O professor Paulo Ferreira, docente do Técnico e investigador no Laboratório Ibérico Internacional de Nanotecnologia (INL) conhece de bem perto esta área e um dos premiados. Foi professor da Universidade do Texas durante 16 anos, e trabalhou com John Goodenough. Os gabinetes apenas separados por uns escassos 5 metros torná-los-iam conhecidos, e as baterias de lítio encarregar-se-iam de os aproximar ainda mais. “A minha área de investigação relacionada com a caracterização de materiais e da microscopia eletrónica era necessária na investigação do grupo dele e por isso colaboramos várias vezes”, recorda o professor Paulo Ferreira. Escreveram um artigo juntos, estiveram envolvidos em várias atividades, co- supervisionaram um aluno de doutoramento, e tiveram inúmeras “discussões cientificas excelentes e saudáveis” que o docente do Técnico não esquece.

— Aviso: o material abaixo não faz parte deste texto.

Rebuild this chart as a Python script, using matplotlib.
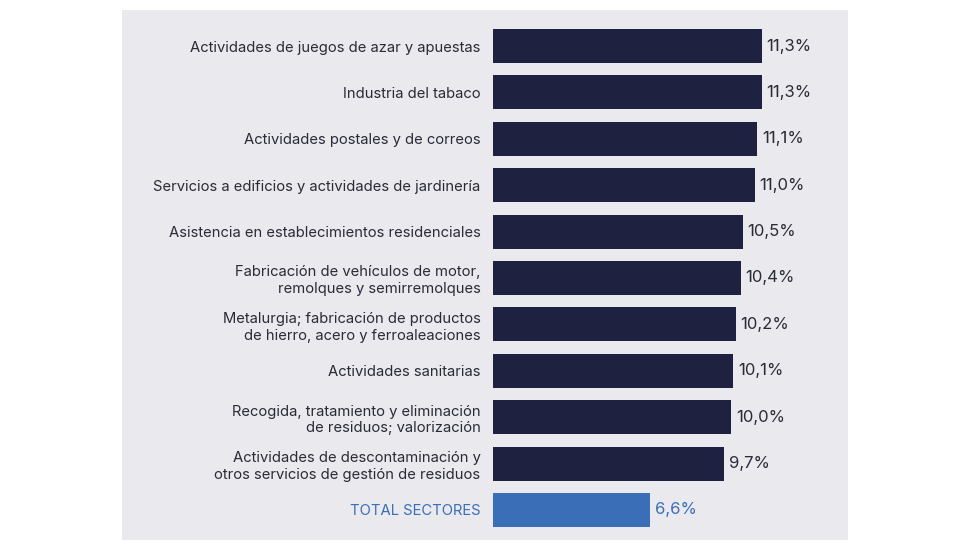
import matplotlib
matplotlib.use("Agg")
import matplotlib.pyplot as plt
from matplotlib.patches import Rectangle

# Data
sectores = [
    "Actividades de juegos de azar y apuestas",
    "Industria del tabaco",
    "Actividades postales y de correos",
    "Servicios a edificios y actividades de jardinería",
    "Asistencia en establecimientos residenciales",
    "Fabricación de vehículos de motor,\nremolques y semirremolques",
    "Metalurgia; fabricación de productos\nde hierro, acero y ferroaleaciones",
    "Actividades sanitarias",
    "Recogida, tratamiento y eliminación\nde residuos; valorización",
    "Actividades de descontaminación y\notros servicios de gestión de residuos",
    "TOTAL SECTORES",
]
valores = [11.3, 11.3, 11.1, 11.0, 10.5, 10.4, 10.2, 10.1, 10.0, 9.7, 6.6]

NAVY = "#1e2140"
BLUE = "#3a6fb7"
PANEL = "#e9e9ee"
TEXT = "#2b2b38"

plt.rcParams['font.family'] = ['Inter', 'DejaVu Sans']

W, H = 980, 560
fig = plt.figure(figsize=(W / 100, H / 100), dpi=100, facecolor="white")

# grey panel behind the chart
fig.patches.append(Rectangle((122 / W, 1 - 540 / H), (848 - 122) / W, (540 - 10) / H,
                             transform=fig.transFigure, facecolor=PANEL,
                             edgecolor="none", zorder=-10))

ax = fig.add_axes([493 / W, 1 - 540 / H, (848 - 493) / W, (540 - 10) / H])
ax.set_facecolor("none")
ax.set_zorder(1)

colors = [NAVY] * (len(valores) - 1) + [BLUE]
pos = list(range(len(valores)))
ax.barh(pos, valores, height=0.73, color=colors)

ax.set_xlim(0, (848 - 493) / 23.8)
ax.set_ylim(10.647, -0.776)

ax.set_yticks(pos)
ax.set_yticklabels(sectores, fontsize=10.65, color=TEXT, linespacing=1.25)
ax.get_yticklabels()[-1].set_color(BLUE)
ax.tick_params(axis="y", length=0, pad=9)
ax.set_xticks([])
for s in ax.spines.values():
    s.set_visible(False)

for p, v, c in zip(pos, valores, colors):
    col = BLUE if c == BLUE else TEXT
    ax.text(v + 0.2, p, f"{v:.1f}%".replace(".", ","), va="center", ha="left",
            fontsize=12, color=col)

fig.savefig("out.png", dpi=100, facecolor="white")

Há várias razões para o professor Paulo Ferreira considerar o reconhecimento desta área “uma grande notícia para a sociedade científica e para a sociedade em geral”, e não passam todas pela ligação pessoal a um dos laureados. “Em primeiro lugar é uma declaração clara de que esta área é importante e vai ter um impacto significativo no futuro”, começa por elencar o docente. A outra das mensagens importantes que o docente do Técnico vislumbra neste prémio é a da interdisciplinaridade, “a chamada inteligência contextual”. “O John Goodenough é um físico que trabalha em Química. Já há algum tempo que se discutia dentro da comunidade científica que o facto de ele não ter recebido até agora o Prémio Nobel se prendia com isto”, aponta o investigador no INL. “Mas cada vez mais se fala da preponderância e vantagens das pessoas deixarem os seus silos isolados e passarem a ter uma postura mais interdisciplinar e abrangente, e este Nobel sublinha essa ideia e os ótimos resultados dessa interdisciplinaridade”, complementa. Para além disto, para o professor do Técnico esta distinção é “a celebração do trabalho permanente e do humanismo, uma vez que o John além de ser excecional cientificamente é de facto um modelo como pessoa”. “Para além da alegria que é contagiante, tem uma dedicação, um foco, uma ética e uma simplicidade admiráveis”, afirma.
“As potencialidades desta área de investigação são enormes”, destaca a professora Fátima Montemor referindo que os investigadores do Técnico não são alheios às mesmas. “Temos várias pessoas a trabalhar nesta área, quer no desenvolvimento de baterias de lítio mais eficientes quer de novas soluções alternativas para armazenar energia, como por exemplo baterias assimétricas e supercondensadores redox”, frisa. O seu grupo de investigação, por exemplo, dedica-se ao desenvolvimento de novos cátodos e de materiais que servem para baterias de lítio, mas não só. “Trabalhamos essencialmente já com vista a dispositivos alternativos, ou seja, outros dispositivos”, explica a docente.
Por sua vez, a investigação do grupo do professor Paulo Ferreira procura relacionar a estrutura atómica dos materiais com as propriedades. “Para fazer essa ponte uso microscópios eletrónicos de transmissão que permitem olhar para essas estruturas atómicas. E a área em que me foco é precisamente a das baterias”, expõe o docente do Técnico. “Pego nessas formulações químicas que estão já sintetizadas e depois há todo um processo de entendimento de como é que o material funciona o que permite pensar em outras formulações”, esclarece.
Apesar do enorme impacto que já tem nos nossos dias, esta “revolução tecnológica” – como o comité do Prémio Nobel se referiu às baterias de lítio – não se fica por aqui. Segundo a professora Fátima Montemor podemos esperar muito desta área no futuro, nomeadamente “novos materiais, com novas propriedades químicas que vão permitir duas coisas: que se gaste menos lítio numa bateria e o desenvolvimento de soluções alternativas como, por exemplo, as baterias de sódio”. O professor Paulo Ferreira não podia estar mais de acordo relativamente à evolução na área, e destaca a enorme preponderância das baterias nas chamadas áreas do futuro. “Este tipo de baterias vai ser essencial para o desenvolvimento de sensores, utilizados no corpo humano, edifícios, automóveis, e em muitas outras aplicações”, explica. Por outro lado, “se no futuro, utilizarmos energia solar como principal fonte de energia, teremos sempre de ser capazes de a transportar e subsequentemente armazenar essa mesma energia, e para tal serão necessárias baterias”, sublinha o docente do Técnico.
Tendo como intuito debater e cativar mais pessoas para a área, a professora Fátima Montemor e o professor Paulo Ferreira organizam hoje no INL uma conferência internacional sobre a área. “Há um interesse crescente da comunidade científica em Portugal para esta área e acho que este prémio trará uma nova visibilidade, mostrando o seu significado, ajudando a concentrar esforços e cativar investimento”, salienta o professor Paulo Ferreira. Ainda sem saberem que o docente venceria o Nobel, decidiram que mesma deveria contar com um testemunho em vídeo de John Goodenough, afinal não há melhor maneira de inspirar o futuro do que com alguém que construiu a rampa para o mesmo.